Process Plant Terminology


A refinery is a plant that takes crude oil as its feed or charge stock and converts it into the many petroleum products that people use; Some of these are gasoline, jet-fuel, kerosene, butane, propane, fuel oil and asphalt.


The hydrocarbon compound contains hydrogen and carbon. Hydrocarbon compounds are numerous and form the basis for petroleum products. They exist mostly as vapors and liquids but may also be solid. In general, piping systems refineries and gasoline plants transport hydrocarbons or utilities.

Gasoline Plant

The gasoline plant takes natural gas (a vapor) as its charge stock and separates the vapor’s heavier products out and re-injects the lighter gas (methane) into a pipeline or perhaps into the gas field it came from. Again gasoline, propane and butane are extracted as products. But, since a gasoline plant starts with a vapor, the heavier hydrocarbons do not exist in its charge stock; so heavier products cannot be made. Asphalt s one of the products that is classified as a heavy hydrocarbon and is not produced in a gasoline plant.

Chemical Plant

The chemical plant takes semi-refined products from refineries and gasoline plants and reprocess them, in this case it is also act as a Petrochemical plant. Sometimes blending in other products and converts them into certain chemicals which may be sold as a finished consumer product. One such product widely demanded today is plastic.

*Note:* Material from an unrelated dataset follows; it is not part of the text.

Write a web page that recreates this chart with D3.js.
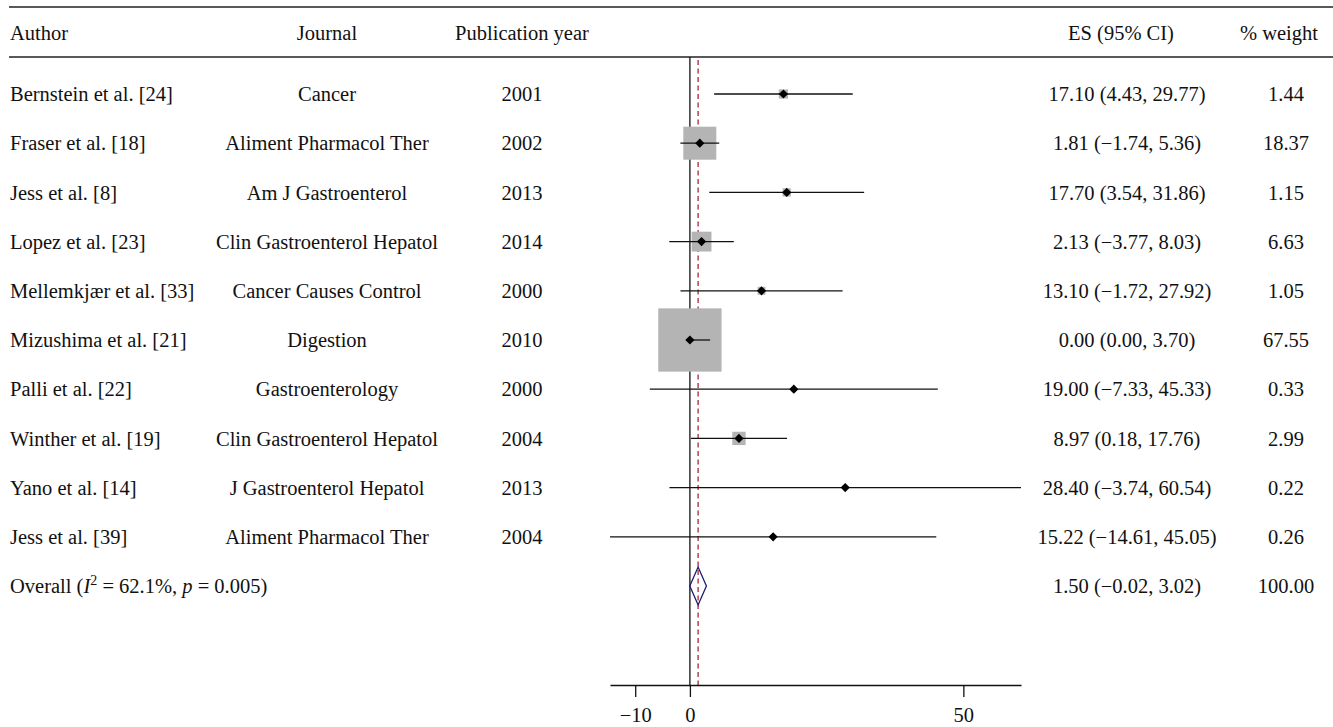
<!DOCTYPE html>
<html>
<head>
<meta charset="utf-8">
<script src="https://cdn.jsdelivr.net/npm/d3@7"></script>
<style>
  body { margin: 0; background: #fff; }
  text { font-family: "Liberation Serif", "DejaVu Serif", serif; fill: #111; }
</style>
</head>
<body>
<div id="main-div"></div>
<script>
// study rows
let authors = ["Bernstein et al. [24]", "Fraser et al. [18]", "Jess et al. [8]", "Lopez et al. [23]",
  "Mellemkjær et al. [33]", "Mizushima et al. [21]", "Palli et al. [22]", "Winther et al. [19]",
  "Yano et al. [14]", "Jess et al. [39]"]
let journals = ["Cancer", "Aliment Pharmacol Ther", "Am J Gastroenterol", "Clin Gastroenterol Hepatol",
  "Cancer Causes Control", "Digestion", "Gastroenterology", "Clin Gastroenterol Hepatol",
  "J Gastroenterol Hepatol", "Aliment Pharmacol Ther"]
let years = [2001, 2002, 2013, 2014, 2000, 2010, 2000, 2004, 2013, 2004]
let es = [17.10, 1.81, 17.70, 2.13, 13.10, 0.00, 19.00, 8.97, 28.40, 15.22]
let lo = [4.43, -1.74, 3.54, -3.77, -1.72, 0.00, -7.33, 0.18, -3.74, -14.61]
let hi = [29.77, 5.36, 31.86, 8.03, 27.92, 3.70, 45.33, 17.76, 60.54, 45.05]
let weights = [1.44, 18.37, 1.15, 6.63, 1.05, 67.55, 0.33, 2.99, 0.22, 0.26]

// pooled estimate
let overall = {es: 1.50, lo: -0.02, hi: 3.02, weight: 100.00}

let xTicks = [-10, 0, 50]

let width = 1333
let height = 727

let fmt = d3.format(".2f")
let esText = (e, l, h) => `${fmt(e)} (${fmt(l)}, ${fmt(h)})`.replace(/-/g, "\u2212")

let svg = d3.select("#main-div").append("svg")
  .attr("width", width)
  .attr("height", height)

let x = d3.scaleLinear()
  .domain([d3.min(lo), d3.max(hi)])
  .range([610, 1021])

let y = d3.scaleLinear()
  .domain([0, authors.length])
  .range([94, 586])

let boxSide = d3.scaleSqrt()
  .domain([0, d3.max(weights)])
  .range([0, 63.3])

let fontSize = 20.5
let cols = {author: 10, journal: 327, year: 522, es: 1127, weight: 1286}

// rules
svg.append("line").attr("x1", 9).attr("x2", width).attr("y1", 7).attr("y2", 7)
  .attr("stroke", "#222").attr("stroke-width", 1.5)
svg.append("line").attr("x1", 9).attr("x2", width).attr("y1", 57).attr("y2", 57)
  .attr("stroke", "#222").attr("stroke-width", 1.5)

// header
let header = svg.append("g").attr("font-size", fontSize)
header.append("text").attr("x", cols.author).attr("y", 33).attr("dy", "0.35em").text("Author")
header.append("text").attr("x", cols.journal).attr("y", 33).attr("dy", "0.35em").attr("text-anchor", "middle").text("Journal")
header.append("text").attr("x", cols.year).attr("y", 33).attr("dy", "0.35em").attr("text-anchor", "middle").text("Publication year")
header.append("text").attr("x", 1121).attr("y", 33).attr("dy", "0.35em").attr("text-anchor", "middle").text("ES (95% CI)")
header.append("text").attr("x", 1279).attr("y", 33).attr("dy", "0.35em").attr("text-anchor", "middle").text("% weight")

let axisY = 685

// null line and pooled line
svg.append("line")
  .attr("x1", x(0)).attr("x2", x(0)).attr("y1", 57).attr("y2", axisY)
  .attr("stroke", "#111").attr("stroke-width", 1.3)
svg.append("line")
  .attr("x1", x(overall.es)).attr("x2", x(overall.es)).attr("y1", 60).attr("y2", axisY)
  .attr("stroke", "#a8283a").attr("stroke-width", 1.3).attr("stroke-dasharray", "5,3.5")

let rows = authors.map((a, i) => ({author: a, journal: journals[i], year: years[i],
  es: es[i], lo: lo[i], hi: hi[i], weight: weights[i], i: i}))

// weight boxes
svg.append("g").selectAll("rect")
  .data(rows)
  .join("rect")
  .attr("x", d => x(d.es) - boxSide(d.weight) / 2)
  .attr("y", d => y(d.i) - boxSide(d.weight) / 2)
  .attr("width", d => boxSide(d.weight))
  .attr("height", d => boxSide(d.weight))
  .attr("fill", "#b4b4b4")

// CI lines
svg.append("g").selectAll("line")
  .data(rows)
  .join("line")
  .attr("x1", d => x(d.lo)).attr("x2", d => x(d.hi))
  .attr("y1", d => y(d.i)).attr("y2", d => y(d.i))
  .attr("stroke", "#111").attr("stroke-width", 1.3)

// point estimates
svg.append("g").selectAll("path")
  .data(rows)
  .join("path")
  .attr("d", d => {
    let cx = x(d.es), cy = y(d.i), r = 4.6
    return `M${cx - r},${cy}L${cx},${cy - r}L${cx + r},${cy}L${cx},${cy + r}Z`
  })
  .attr("fill", "#000")

// pooled diamond
let oy = y(authors.length)
svg.append("path")
  .attr("d", `M${x(overall.lo)},${oy}L${x(overall.es)},${oy - 19}L${x(overall.hi)},${oy}L${x(overall.es)},${oy + 19}Z`)
  .attr("fill", "none")
  .attr("stroke", "#1c1c72")
  .attr("stroke-width", 1.3)

// table text
let table = svg.append("g").attr("font-size", fontSize)
let rowText = table.selectAll("g").data(rows).join("g")
rowText.append("text").attr("x", cols.author).attr("y", d => y(d.i)).attr("dy", "0.35em").text(d => d.author)
rowText.append("text").attr("x", cols.journal).attr("y", d => y(d.i)).attr("dy", "0.35em").attr("text-anchor", "middle").text(d => d.journal)
rowText.append("text").attr("x", cols.year).attr("y", d => y(d.i)).attr("dy", "0.35em").attr("text-anchor", "middle").text(d => d.year)
rowText.append("text").attr("x", cols.es).attr("y", d => y(d.i)).attr("dy", "0.35em").attr("text-anchor", "middle")
  .text(d => esText(d.es, d.lo, d.hi))
rowText.append("text").attr("x", cols.weight).attr("y", d => y(d.i)).attr("dy", "0.35em").attr("text-anchor", "middle").text(d => fmt(d.weight))

// overall row
let ov = table.append("text").attr("x", cols.author).attr("y", oy).attr("dy", "0.35em")
ov.append("tspan").text("Overall (")
ov.append("tspan").attr("font-style", "italic").text("I")
ov.append("tspan").attr("font-size", 14).attr("dy", "-0.55em").text("2")
ov.append("tspan").attr("dy", "0.38em").text(" = 62.1%, ")
ov.append("tspan").attr("font-style", "italic").text("p")
ov.append("tspan").text(" = 0.005)")
table.append("text").attr("x", cols.es).attr("y", oy).attr("dy", "0.35em").attr("text-anchor", "middle")
  .text(esText(overall.es, overall.lo, overall.hi))
table.append("text").attr("x", cols.weight).attr("y", oy).attr("dy", "0.35em").attr("text-anchor", "middle").text(fmt(overall.weight))

// x axis
let xAxis = svg.append("g")
  .attr("transform", `translate(0,${axisY})`)
  .call(d3.axisBottom(x).tickValues(xTicks).tickSize(12).tickSizeOuter(0).tickPadding(10))
xAxis.select(".domain").attr("stroke", "#111").attr("stroke-width", 1.3)
xAxis.selectAll(".tick line").attr("stroke", "#111").attr("stroke-width", 1.3)
xAxis.selectAll(".tick text")
  .attr("font-family", "Liberation Serif, DejaVu Serif, serif")
  .attr("font-size", fontSize)
  .attr("fill", "#111")
</script>
</body>
</html>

Chemical plants make many ingredients in modern medicines.

Tank Farm

The tank farm is the area that contains the huge storage tanks of the refinery and gasoline or chemical plants. The tanks are usually isolated from the main processing units in case of fire. They may be 200° or more in diameter and will contain the plant’s charge stock for several days. The tanks also store the plant’s products, until the shipment goes to the consumer.

Flare Systems

The flare system transports vapors (via a piping system) to a flare stack which is very tall and has a flame burning at the top. This system burns waste gases and also collects and burns relief valve discharges. At night the flare stack usually stands out -sending flames high into the air. This is waste gas burning. if it did not burr, it would pollute the air.


Instruments tell the operator what is happening inside a vessel or pipe. There are four basic groups of instruments, namely temperature, pressure, flow and level.


Most students may think of fluid as liquid, but it can also be a vapor. Fluid means something that will flow-something not solid. Piping directs fluid flow.